SET EXERCISE → In the material below, please retype the lines from the very first through the one with "during dynamic simulation.</div>", exactly and without pictures.

======== STORED DATA ========

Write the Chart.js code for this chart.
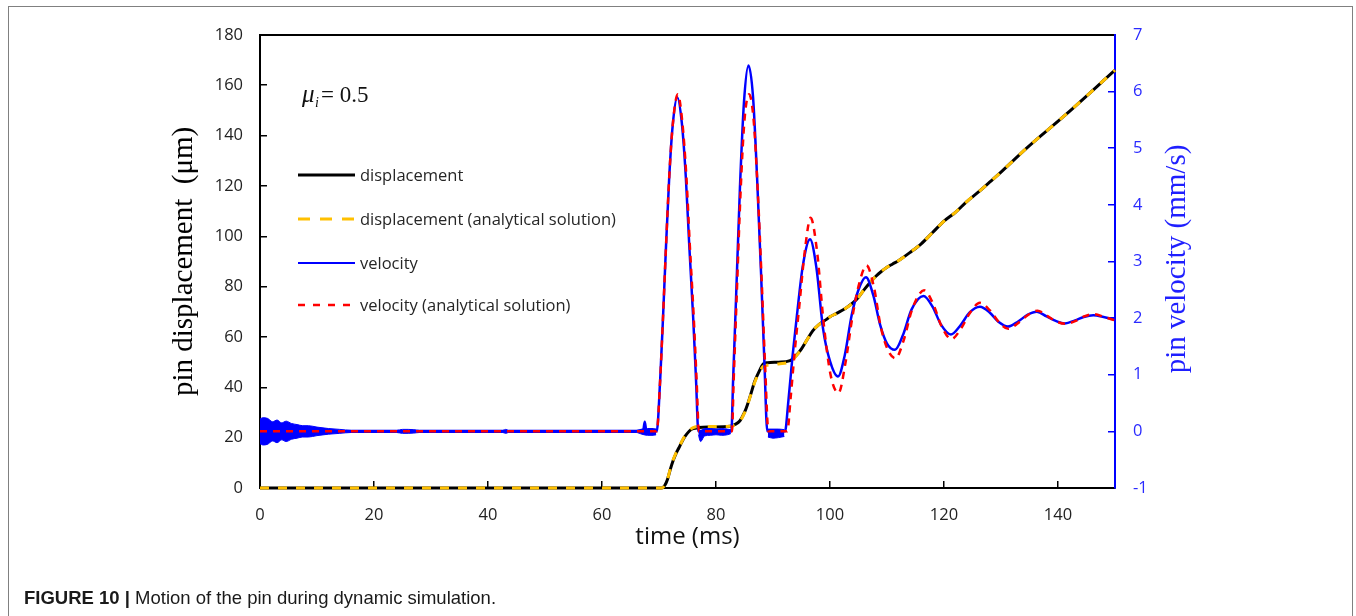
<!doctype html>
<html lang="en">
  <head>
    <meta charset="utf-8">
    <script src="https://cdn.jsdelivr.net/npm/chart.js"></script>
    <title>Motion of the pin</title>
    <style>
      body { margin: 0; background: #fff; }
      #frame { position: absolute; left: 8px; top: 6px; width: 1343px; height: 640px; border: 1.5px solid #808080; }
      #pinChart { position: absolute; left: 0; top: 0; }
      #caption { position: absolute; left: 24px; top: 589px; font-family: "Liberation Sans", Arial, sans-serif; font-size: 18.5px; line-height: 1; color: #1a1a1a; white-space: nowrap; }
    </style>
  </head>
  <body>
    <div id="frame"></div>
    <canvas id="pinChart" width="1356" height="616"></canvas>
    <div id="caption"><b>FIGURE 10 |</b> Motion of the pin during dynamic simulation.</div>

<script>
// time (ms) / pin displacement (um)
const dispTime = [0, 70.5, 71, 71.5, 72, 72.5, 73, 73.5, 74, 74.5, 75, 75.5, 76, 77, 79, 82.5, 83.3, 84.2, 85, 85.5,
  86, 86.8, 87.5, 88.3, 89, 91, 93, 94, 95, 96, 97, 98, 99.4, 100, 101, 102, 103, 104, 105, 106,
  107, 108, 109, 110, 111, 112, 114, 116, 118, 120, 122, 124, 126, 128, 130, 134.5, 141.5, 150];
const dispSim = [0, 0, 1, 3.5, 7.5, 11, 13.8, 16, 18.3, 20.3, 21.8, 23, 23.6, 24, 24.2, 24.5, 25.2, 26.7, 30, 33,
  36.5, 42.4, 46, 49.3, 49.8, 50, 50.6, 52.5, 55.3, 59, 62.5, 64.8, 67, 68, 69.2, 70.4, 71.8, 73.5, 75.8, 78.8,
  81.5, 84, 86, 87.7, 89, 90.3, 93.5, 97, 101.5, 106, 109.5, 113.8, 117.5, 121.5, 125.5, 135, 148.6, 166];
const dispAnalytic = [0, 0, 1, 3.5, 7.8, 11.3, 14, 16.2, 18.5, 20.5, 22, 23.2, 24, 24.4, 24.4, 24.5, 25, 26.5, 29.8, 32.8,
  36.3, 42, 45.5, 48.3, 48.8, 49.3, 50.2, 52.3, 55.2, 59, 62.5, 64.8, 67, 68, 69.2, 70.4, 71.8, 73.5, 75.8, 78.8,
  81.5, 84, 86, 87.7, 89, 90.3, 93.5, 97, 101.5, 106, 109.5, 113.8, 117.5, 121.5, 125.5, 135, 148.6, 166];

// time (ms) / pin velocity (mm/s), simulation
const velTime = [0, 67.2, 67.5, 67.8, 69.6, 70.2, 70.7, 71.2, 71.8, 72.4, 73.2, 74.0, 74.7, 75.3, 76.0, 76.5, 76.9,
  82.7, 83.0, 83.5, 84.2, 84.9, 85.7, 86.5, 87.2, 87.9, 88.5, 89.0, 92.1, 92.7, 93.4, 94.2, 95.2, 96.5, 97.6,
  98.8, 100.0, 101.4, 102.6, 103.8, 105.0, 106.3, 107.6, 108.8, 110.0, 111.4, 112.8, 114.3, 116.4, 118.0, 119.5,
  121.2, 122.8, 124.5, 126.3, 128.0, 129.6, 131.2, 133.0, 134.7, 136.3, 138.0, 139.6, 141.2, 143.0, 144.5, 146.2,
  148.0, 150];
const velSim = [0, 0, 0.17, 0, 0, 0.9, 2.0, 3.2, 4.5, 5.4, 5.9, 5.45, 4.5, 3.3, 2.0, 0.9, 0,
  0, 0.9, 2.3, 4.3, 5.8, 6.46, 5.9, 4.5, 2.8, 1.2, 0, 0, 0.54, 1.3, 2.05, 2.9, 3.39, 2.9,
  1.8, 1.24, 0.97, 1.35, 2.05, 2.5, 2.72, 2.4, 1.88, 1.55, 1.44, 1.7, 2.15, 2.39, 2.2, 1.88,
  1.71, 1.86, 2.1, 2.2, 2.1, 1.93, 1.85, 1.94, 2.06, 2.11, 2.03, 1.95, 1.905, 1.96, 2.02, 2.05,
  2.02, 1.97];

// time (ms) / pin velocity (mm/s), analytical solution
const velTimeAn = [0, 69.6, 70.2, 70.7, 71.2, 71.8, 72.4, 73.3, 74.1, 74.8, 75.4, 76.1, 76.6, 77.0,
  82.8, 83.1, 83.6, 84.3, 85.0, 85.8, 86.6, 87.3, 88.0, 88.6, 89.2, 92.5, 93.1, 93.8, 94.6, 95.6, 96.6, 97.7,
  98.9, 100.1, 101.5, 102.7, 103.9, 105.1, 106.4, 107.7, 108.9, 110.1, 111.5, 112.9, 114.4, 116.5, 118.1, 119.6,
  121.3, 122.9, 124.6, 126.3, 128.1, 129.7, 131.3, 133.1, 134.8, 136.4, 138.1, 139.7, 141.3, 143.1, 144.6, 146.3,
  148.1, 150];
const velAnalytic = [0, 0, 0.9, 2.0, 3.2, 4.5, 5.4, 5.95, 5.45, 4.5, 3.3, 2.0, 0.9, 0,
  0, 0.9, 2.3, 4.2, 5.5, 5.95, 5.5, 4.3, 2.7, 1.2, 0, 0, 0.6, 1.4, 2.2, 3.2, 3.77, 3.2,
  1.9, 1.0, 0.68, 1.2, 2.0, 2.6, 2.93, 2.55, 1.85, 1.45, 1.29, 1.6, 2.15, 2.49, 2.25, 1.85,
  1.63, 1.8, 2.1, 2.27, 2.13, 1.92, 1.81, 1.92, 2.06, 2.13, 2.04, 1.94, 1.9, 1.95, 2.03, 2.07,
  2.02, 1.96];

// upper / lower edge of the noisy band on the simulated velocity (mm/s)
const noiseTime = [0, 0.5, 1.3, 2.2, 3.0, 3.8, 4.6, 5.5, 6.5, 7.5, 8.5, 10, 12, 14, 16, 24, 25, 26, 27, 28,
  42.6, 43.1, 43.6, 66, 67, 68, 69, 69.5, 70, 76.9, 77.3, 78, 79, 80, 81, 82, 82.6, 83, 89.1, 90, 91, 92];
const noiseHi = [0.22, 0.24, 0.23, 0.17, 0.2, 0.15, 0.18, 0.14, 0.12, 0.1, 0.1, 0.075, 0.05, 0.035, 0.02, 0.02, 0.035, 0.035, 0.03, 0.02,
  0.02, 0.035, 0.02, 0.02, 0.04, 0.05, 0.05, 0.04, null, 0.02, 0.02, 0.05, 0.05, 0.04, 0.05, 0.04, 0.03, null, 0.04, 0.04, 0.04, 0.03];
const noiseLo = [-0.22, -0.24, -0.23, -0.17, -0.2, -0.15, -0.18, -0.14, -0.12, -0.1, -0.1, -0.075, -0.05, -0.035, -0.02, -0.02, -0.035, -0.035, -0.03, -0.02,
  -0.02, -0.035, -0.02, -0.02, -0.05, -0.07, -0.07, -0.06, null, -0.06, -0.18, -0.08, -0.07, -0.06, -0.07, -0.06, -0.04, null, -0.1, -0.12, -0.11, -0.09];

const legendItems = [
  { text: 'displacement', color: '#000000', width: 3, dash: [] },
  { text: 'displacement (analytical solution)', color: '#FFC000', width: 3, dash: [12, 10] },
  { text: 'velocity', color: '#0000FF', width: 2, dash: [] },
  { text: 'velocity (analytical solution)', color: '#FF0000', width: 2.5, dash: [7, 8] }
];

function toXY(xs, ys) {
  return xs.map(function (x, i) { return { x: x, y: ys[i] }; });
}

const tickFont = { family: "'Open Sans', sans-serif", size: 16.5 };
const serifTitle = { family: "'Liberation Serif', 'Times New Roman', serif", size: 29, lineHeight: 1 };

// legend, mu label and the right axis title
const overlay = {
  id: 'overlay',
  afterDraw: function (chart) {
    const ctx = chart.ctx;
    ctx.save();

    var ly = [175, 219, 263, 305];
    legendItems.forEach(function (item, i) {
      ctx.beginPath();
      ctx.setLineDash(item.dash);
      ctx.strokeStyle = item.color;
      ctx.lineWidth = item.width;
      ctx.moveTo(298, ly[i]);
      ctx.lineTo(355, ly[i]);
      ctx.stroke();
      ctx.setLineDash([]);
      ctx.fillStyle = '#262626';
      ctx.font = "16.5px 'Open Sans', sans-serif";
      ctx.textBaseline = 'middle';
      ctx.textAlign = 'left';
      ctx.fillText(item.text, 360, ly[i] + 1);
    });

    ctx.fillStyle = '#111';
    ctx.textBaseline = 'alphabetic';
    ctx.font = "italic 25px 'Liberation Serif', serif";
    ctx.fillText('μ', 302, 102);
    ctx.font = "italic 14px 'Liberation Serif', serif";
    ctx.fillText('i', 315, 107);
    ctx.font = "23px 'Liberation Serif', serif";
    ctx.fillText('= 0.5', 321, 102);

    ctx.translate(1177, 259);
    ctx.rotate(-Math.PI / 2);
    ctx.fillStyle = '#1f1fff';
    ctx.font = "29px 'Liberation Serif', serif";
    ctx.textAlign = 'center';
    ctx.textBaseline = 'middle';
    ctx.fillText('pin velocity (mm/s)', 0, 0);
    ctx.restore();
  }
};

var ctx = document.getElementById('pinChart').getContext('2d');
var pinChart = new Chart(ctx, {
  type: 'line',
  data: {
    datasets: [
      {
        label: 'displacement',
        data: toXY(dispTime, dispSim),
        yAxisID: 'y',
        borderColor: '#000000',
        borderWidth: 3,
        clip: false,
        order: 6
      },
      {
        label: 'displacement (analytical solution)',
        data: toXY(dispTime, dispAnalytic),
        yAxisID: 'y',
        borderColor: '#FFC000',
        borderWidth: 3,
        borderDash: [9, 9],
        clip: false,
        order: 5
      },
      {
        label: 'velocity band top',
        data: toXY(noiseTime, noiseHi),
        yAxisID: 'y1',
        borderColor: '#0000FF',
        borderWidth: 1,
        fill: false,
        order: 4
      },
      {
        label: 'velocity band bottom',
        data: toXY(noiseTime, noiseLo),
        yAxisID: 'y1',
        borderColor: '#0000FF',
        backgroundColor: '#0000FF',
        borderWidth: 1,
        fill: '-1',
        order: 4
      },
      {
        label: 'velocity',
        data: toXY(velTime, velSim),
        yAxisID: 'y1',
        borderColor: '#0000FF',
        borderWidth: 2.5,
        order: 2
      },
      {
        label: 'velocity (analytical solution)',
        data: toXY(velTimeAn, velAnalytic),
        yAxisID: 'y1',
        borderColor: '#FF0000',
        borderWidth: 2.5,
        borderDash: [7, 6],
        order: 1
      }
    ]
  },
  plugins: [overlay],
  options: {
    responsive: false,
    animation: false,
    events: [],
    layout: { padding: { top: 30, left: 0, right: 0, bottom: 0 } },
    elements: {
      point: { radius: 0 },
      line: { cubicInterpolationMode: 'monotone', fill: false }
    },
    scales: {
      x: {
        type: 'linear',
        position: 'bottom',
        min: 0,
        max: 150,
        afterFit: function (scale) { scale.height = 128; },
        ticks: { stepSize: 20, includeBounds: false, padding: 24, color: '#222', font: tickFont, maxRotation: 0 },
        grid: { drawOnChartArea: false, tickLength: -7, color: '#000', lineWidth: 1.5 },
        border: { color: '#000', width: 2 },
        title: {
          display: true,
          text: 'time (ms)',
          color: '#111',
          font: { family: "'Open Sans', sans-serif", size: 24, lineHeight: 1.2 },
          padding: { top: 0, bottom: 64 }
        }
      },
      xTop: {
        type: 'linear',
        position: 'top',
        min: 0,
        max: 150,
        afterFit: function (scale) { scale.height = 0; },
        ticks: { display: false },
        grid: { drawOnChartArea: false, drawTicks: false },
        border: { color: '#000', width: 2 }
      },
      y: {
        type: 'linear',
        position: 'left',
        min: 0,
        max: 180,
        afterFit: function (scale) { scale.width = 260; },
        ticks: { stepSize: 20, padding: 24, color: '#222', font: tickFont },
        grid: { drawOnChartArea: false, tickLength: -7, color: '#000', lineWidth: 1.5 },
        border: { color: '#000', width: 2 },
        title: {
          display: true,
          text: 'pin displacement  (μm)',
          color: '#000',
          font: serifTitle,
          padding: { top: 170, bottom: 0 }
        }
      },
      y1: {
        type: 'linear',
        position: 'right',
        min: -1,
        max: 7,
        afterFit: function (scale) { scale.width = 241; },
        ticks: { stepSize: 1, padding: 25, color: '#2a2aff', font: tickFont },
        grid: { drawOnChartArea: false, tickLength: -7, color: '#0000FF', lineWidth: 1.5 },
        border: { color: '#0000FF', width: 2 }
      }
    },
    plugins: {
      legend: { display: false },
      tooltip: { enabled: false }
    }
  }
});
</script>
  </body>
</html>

========

REPLY →
Write the Chart.js code for this chart.
<!doctype html>
<html lang="en">
  <head>
    <meta charset="utf-8">
    <script src="https://cdn.jsdelivr.net/npm/chart.js"></script>
    <title>Motion of the pin</title>
    <style>
      body { margin: 0; background: #fff; }
      #frame { position: absolute; left: 8px; top: 6px; width: 1343px; height: 640px; border: 1.5px solid #808080; }
      #pinChart { position: absolute; left: 0; top: 0; }
      #caption { position: absolute; left: 24px; top: 589px; font-family: "Liberation Sans", Arial, sans-serif; font-size: 18.5px; line-height: 1; color: #1a1a1a; white-space: nowrap; }
    </style>
  </head>
  <body>
    <div id="frame"></div>
    <canvas id="pinChart" width="1356" height="616"></canvas>
    <div id="caption"><b>FIGURE 10 |</b> Motion of the pin during dynamic simulation.</div>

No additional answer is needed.